Seine Straße führte Euch auch in die Tiefe, nicht bloß auf lichte, sonnige Höhen. Aber auch im finstern Thale hat Er Euch nichts mangeln lassen, noch im einsamen Gang an Seiner doppelten Nähe. Dich, liebe Schwester, hat Er mehr denn einmal in diesen 25 Jahren an die Pforten der Ewigkeit geführt. Daß Jhr diesen Tag gemeinsam noch erleben würdet, wie oft stand es in Frage!

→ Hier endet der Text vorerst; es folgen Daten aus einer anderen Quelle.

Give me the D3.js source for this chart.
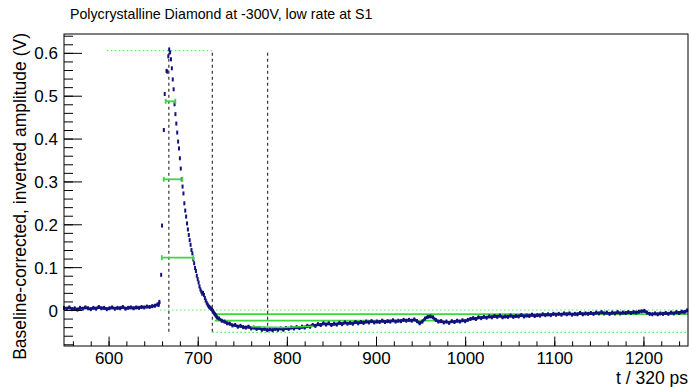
<!DOCTYPE html>
<html>
<head>
<meta charset="utf-8">
<script src="https://cdn.jsdelivr.net/npm/d3@7"></script>
<style>
  body { margin: 0; background: #fff; }
  text { font-family: "Liberation Sans", Arial, Helvetica, sans-serif; }
</style>
</head>
<body>
<div id="chart"></div>
<script>
// waveform before the pulse, sampled every 3 time bins from 550
const preT = d3.range(550, 656, 3);
const preV = [0.005, 0.003, 0.006, 0.002, 0.004, 0.001, 0.005, 0.003, 0.006, 0.004,
    0.002, 0.005, 0.003, 0.007, 0.004, 0.005, 0.002, 0.004, 0.006, 0.003,
    0.005, 0.004, 0.007, 0.003, 0.005, 0.006, 0.004, 0.006, 0.005, 0.007,
    0.006, 0.008, 0.007, 0.009, 0.010, 0.013];

// pulse, one point per time bin
const peakT = [656, 657, 659, 660, 662, 663, 665, 666, 667, 668, 669, 670,
    671, 672, 673, 674, 675, 676, 677, 678, 679, 680,
    681, 682, 683, 684, 685, 686, 687, 688, 689, 690,
    691, 692, 693, 694, 695, 696, 697, 698, 699, 700,
    701, 702, 703, 704, 705, 706, 707, 708, 709, 710,
    711, 712, 713, 714, 715, 716, 717, 718, 719, 720, 721, 722];
const peakV = [0.012, 0.019, 0.082, 0.197, 0.420, 0.504, 0.558, 0.556, 0.592, 0.608, 0.601, 0.585,
    0.564, 0.538, 0.515, 0.480, 0.457, 0.435, 0.414, 0.393, 0.377, 0.354,
    0.330, 0.305, 0.288, 0.272, 0.249, 0.232, 0.218, 0.202, 0.188, 0.175,
    0.163, 0.152, 0.140, 0.132, 0.118, 0.109, 0.098, 0.091, 0.080, 0.072,
    0.064, 0.055, 0.048, 0.043, 0.038, 0.040, 0.035, 0.028, 0.022, 0.017,
    0.013, 0.010, 0.007, 0.005, 0.003, 0.001, -0.002, -0.006, -0.009, -0.012, -0.015, -0.018];

// undershoot and recovery, sampled every 3 time bins from 724
const postT = d3.range(724, 1250, 3);
const postV = [-0.020, -0.025, -0.027, -0.031, -0.032, -0.036, -0.035, -0.039, -0.037, -0.040,
    -0.041, -0.039, -0.043, -0.041, -0.044, -0.042, -0.046, -0.044, -0.047, -0.045,
    -0.047, -0.044, -0.046, -0.043, -0.046, -0.042, -0.044, -0.041, -0.043, -0.040,
    -0.042, -0.039, -0.041, -0.037, -0.039, -0.035, -0.037, -0.033, -0.035, -0.031,
    -0.034, -0.031, -0.035, -0.032, -0.034, -0.030, -0.033, -0.029, -0.032, -0.030,
    -0.032, -0.028, -0.031, -0.028, -0.030, -0.027, -0.029, -0.026, -0.029, -0.027,
    -0.028, -0.025, -0.028, -0.026, -0.027, -0.024, -0.027, -0.025, -0.026, -0.023,
    -0.025, -0.023, -0.025, -0.022, -0.026, -0.031, -0.027, -0.020, -0.016, -0.015,
    -0.017, -0.023, -0.027, -0.026, -0.029, -0.027, -0.030, -0.026, -0.028, -0.025,
    -0.027, -0.024, -0.026, -0.023, -0.021, -0.019, -0.021, -0.017, -0.019, -0.016,
    -0.018, -0.015, -0.017, -0.014, -0.016, -0.013, -0.017, -0.015, -0.016, -0.013,
    -0.016, -0.014, -0.015, -0.012, -0.015, -0.013, -0.014, -0.011, -0.014, -0.012,
    -0.013, -0.010, -0.012, -0.010, -0.012, -0.009, -0.011, -0.009, -0.011, -0.008,
    -0.010, -0.008, -0.011, -0.009, -0.010, -0.007, -0.010, -0.008, -0.009, -0.007,
    -0.009, -0.006, -0.008, -0.005, -0.008, -0.006, -0.009, -0.006, -0.008, -0.005,
    -0.008, -0.006, -0.007, -0.005, -0.007, -0.005, -0.006, -0.004, -0.003, -0.002,
    -0.006, -0.009, -0.010, -0.008, -0.010, -0.008, -0.009, -0.007, -0.009, -0.006,
    -0.008, -0.005, -0.007, -0.004, -0.005, -0.001];

// analysis overlays
const levelV = [0.487, 0.305, 0.122];      // 80/50/20 % crossings
const levelT0 = [664.1, 661.9, 659.7];
const levelT1 = [674.9, 682.8, 695.1];
const markT = [667.6, 716.4, 778.4];        // dashed time markers
const markV = [0.600, -0.055];
const dottedV = [0.605, 0, -0.052];
const dottedT0 = [598, 657.7, 716.5];
const dottedT1 = [716, 1250, 1250];
const solidV = [-0.0098, -0.025];
const solidT0 = [719, 719];
const solidT1 = [1250, 975];
const fitT = [760, 795, 830];
const fitV = [-0.039, -0.041, -0.038];

const xMajor = d3.range(600, 1201, 100);
const xMinor = d3.range(560, 1250, 20);
const yMajor = [0, 0.1, 0.2, 0.3, 0.4, 0.5, 0.6];
const yMinor = d3.range(-8, 65, 2).map(d => d / 100);

const svgWidth = 689;
const svgHeight = 387;
const margin = { top: 34, right: 1, bottom: 41, left: 64 };
const width = svgWidth - margin.left - margin.right;
const height = svgHeight - margin.top - margin.bottom;

const root = d3.select('#chart').append('svg')
    .attr('width', svgWidth)
    .attr('height', svgHeight);

const svg = root.append('g')
    .attr('transform', 'translate(' + margin.left + ',' + margin.top + ')');

const x = d3.scaleLinear().domain([550, 1250]).range([0, width]);
const y = d3.scaleLinear().domain([-0.084, 0.644]).range([height, 0]);

const navy = '#12127e';
const green = '#3fd63f';
const lightGreen = '#5fe65f';

// reference lines under the data
dottedV.forEach((v, i) => {
    svg.append('line')
        .attr('x1', x(dottedT0[i])).attr('x2', x(dottedT1[i]))
        .attr('y1', y(v)).attr('y2', y(v))
        .attr('stroke', lightGreen).attr('stroke-width', 1.2)
        .attr('stroke-dasharray', '1.5,2.5');
});
solidV.forEach((v, i) => {
    svg.append('line')
        .attr('x1', x(solidT0[i])).attr('x2', x(solidT1[i]))
        .attr('y1', y(v)).attr('y2', y(v))
        .attr('stroke', green).attr('stroke-width', 1.8);
});
markT.forEach(t => {
    svg.append('line')
        .attr('x1', x(t)).attr('x2', x(t))
        .attr('y1', y(markV[0])).attr('y2', y(markV[1]))
        .attr('stroke', '#333').attr('stroke-width', 1.2)
        .attr('stroke-dasharray', '3,3');
});

// waveform
const pre = preT.map((t, i) => [t, preV[i]]);
const peak = peakT.map((t, i) => [t, peakV[i]]);
const post = postT.map((t, i) => [t, postV[i]]);
const all = pre.concat(peak, post);

const line = d3.line().x(d => x(d[0])).y(d => y(d[1]));
const leftBand = pre.concat(peak.filter(d => d[0] <= 657));
const rightBand = peak.filter(d => d[0] >= 712).concat(post);
[leftBand, rightBand].forEach(seg => {
    svg.append('path')
        .datum(seg)
        .attr('fill', 'none')
        .attr('stroke', navy)
        .attr('stroke-width', 2.6)
        .attr('d', line);
});

svg.selectAll('.pt')
    .data(all)
    .enter().append('rect')
    .attr('class', 'pt')
    .attr('x', d => x(d[0]) - 1)
    .attr('y', d => y(d[1]) - 2)
    .attr('width', 2)
    .attr('height', 4)
    .attr('fill', navy);

// fit segment at the minimum
svg.append('path')
    .datum(fitT.map((t, i) => [t, fitV[i]]))
    .attr('fill', 'none')
    .attr('stroke', green)
    .attr('stroke-width', 1.5)
    .attr('d', line);

// horizontal crossing bars with caps
levelV.forEach((v, i) => {
    const g = svg.append('g').attr('stroke', green).attr('stroke-width', 1.8);
    g.append('line')
        .attr('x1', x(levelT0[i])).attr('x2', x(levelT1[i]))
        .attr('y1', y(v)).attr('y2', y(v));
    [levelT0[i], levelT1[i]].forEach(t => {
        g.append('line')
            .attr('x1', x(t)).attr('x2', x(t))
            .attr('y1', y(v) - 2.5).attr('y2', y(v) + 2.5);
    });
});

// axes, ROOT style ticks inside the frame
const yMinorAxis = svg.append('g')
    .call(d3.axisLeft(y).tickValues(yMinor).tickSize(-9).tickFormat(''));
const yMajorAxis = svg.append('g')
    .call(d3.axisLeft(y).tickValues(yMajor).tickSize(-18).tickPadding(6)
        .tickFormat(d => d === 0 ? '0' : d3.format('.1f')(d)));
const xMinorAxis = svg.append('g')
    .attr('transform', 'translate(0,' + height + ')')
    .call(d3.axisBottom(x).tickValues(xMinor).tickSize(-4.7).tickFormat(''));
const xMajorAxis = svg.append('g')
    .attr('transform', 'translate(0,' + height + ')')
    .call(d3.axisBottom(x).tickValues(xMajor).tickSize(-9.4).tickPadding(6)
        .tickFormat(d3.format('d')));

[yMinorAxis, yMajorAxis, xMinorAxis, xMajorAxis].forEach(a => {
    a.select('.domain').remove();
    a.selectAll('line').attr('stroke', '#000');
    a.selectAll('text').style('font-size', '17px').attr('fill', '#000');
});
yMajorAxis.selectAll('text').attr('dy', '0.36em');

svg.append('rect')
    .attr('x', 0).attr('y', 0)
    .attr('width', width).attr('height', height)
    .attr('fill', 'none')
    .attr('stroke', '#000')
    .attr('stroke-width', 1);

// titles
root.append('text')
    .attr('x', 70)
    .attr('y', 19)
    .style('font-size', '14.2px')
    .text('Polycrystalline Diamond at -300V, low rate at S1');

root.append('text')
    .attr('x', 688)
    .attr('y', 384)
    .attr('text-anchor', 'end')
    .style('font-size', '17.5px')
    .text('t / 320 ps');

root.append('text')
    .attr('transform', 'translate(26,33) rotate(-90)')
    .attr('text-anchor', 'end')
    .style('font-size', '17.5px')
    .text('Baseline-corrected, inverted amplitude (V)');
</script>
</body>
</html>
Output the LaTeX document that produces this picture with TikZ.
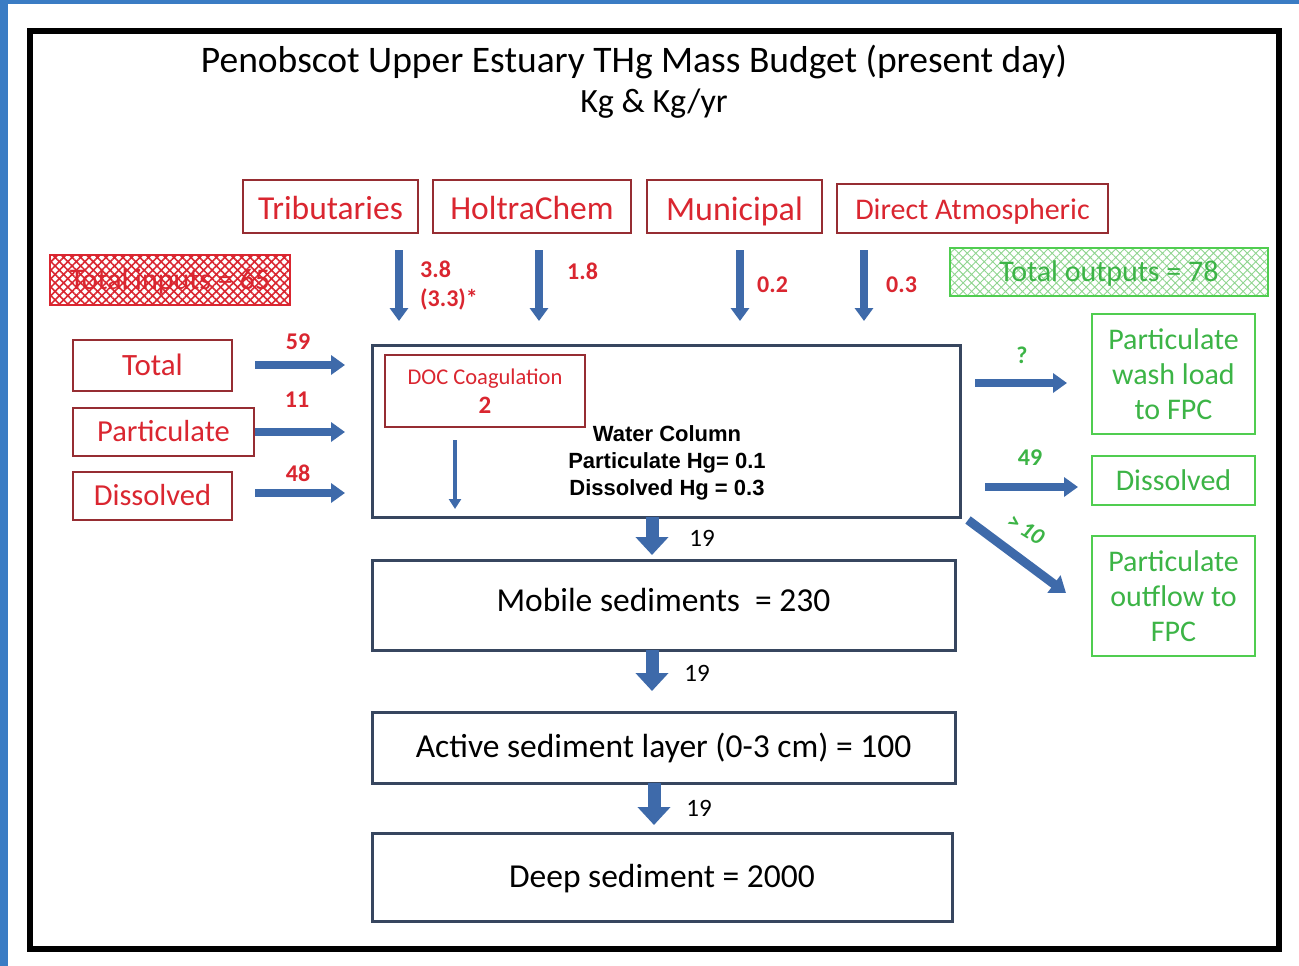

Wie wollten auch über Dich, geliebter Bruder, die Abendschatten kommen und die Nacht heraufziehen, da Niemand wirken kann! Wer war's, der bei Euch blieb? O wohl, es ist köstlich, in solchen Stunden ein trautes Herz zu wissen, das die fieberheiße Hand halte und das müde, welke Haupt sanft umfängt, wenn man aufwachend und aufschauend, erquickt den Andern ansieht: „Ach, Du bist bei mir!" Und doch, wo ist Menschenarm und -Trost in solch bangen Stunden? Wie sind solche Tage vielmehr dazu angethan, uns los zu machen auch vom Liebsten und Niemanden mehr zu kennen dem Fleische nach -die Hände loszuwinden von

den Nächsten und die starke Hand des Hirten allein zu fassen, zu verzichten auf Menschentrost, aufzuschauen zum HErrn und zu sagen: „Du bist bei mir; dein Stecken und Stab trösten mich!" Hat Er das nicht Alles gethan? Ja, „lobe den Herrn, meine Seele, und vergiß nicht, was er dir Gutes gethan!" Jns dunkelste Thal hat Er Euch doch nicht geführt, da der Glaube wanken will und die Sterne über dem Haupt erbleichen. Der gute Hirte hat auch für Euch gebeten, daß Euer Glaube nicht aufhöre. Ja gerade da fühlt man, wie der HErr den Hungernden den Tisch deckt, unter der Gluth der Sonnenstrahlen das Haupt mit Del falbt und bei dem Verschmachten voll einschenkt: Solche Stunden heften in der Ehe auch die Herzen wunderbar aneinander.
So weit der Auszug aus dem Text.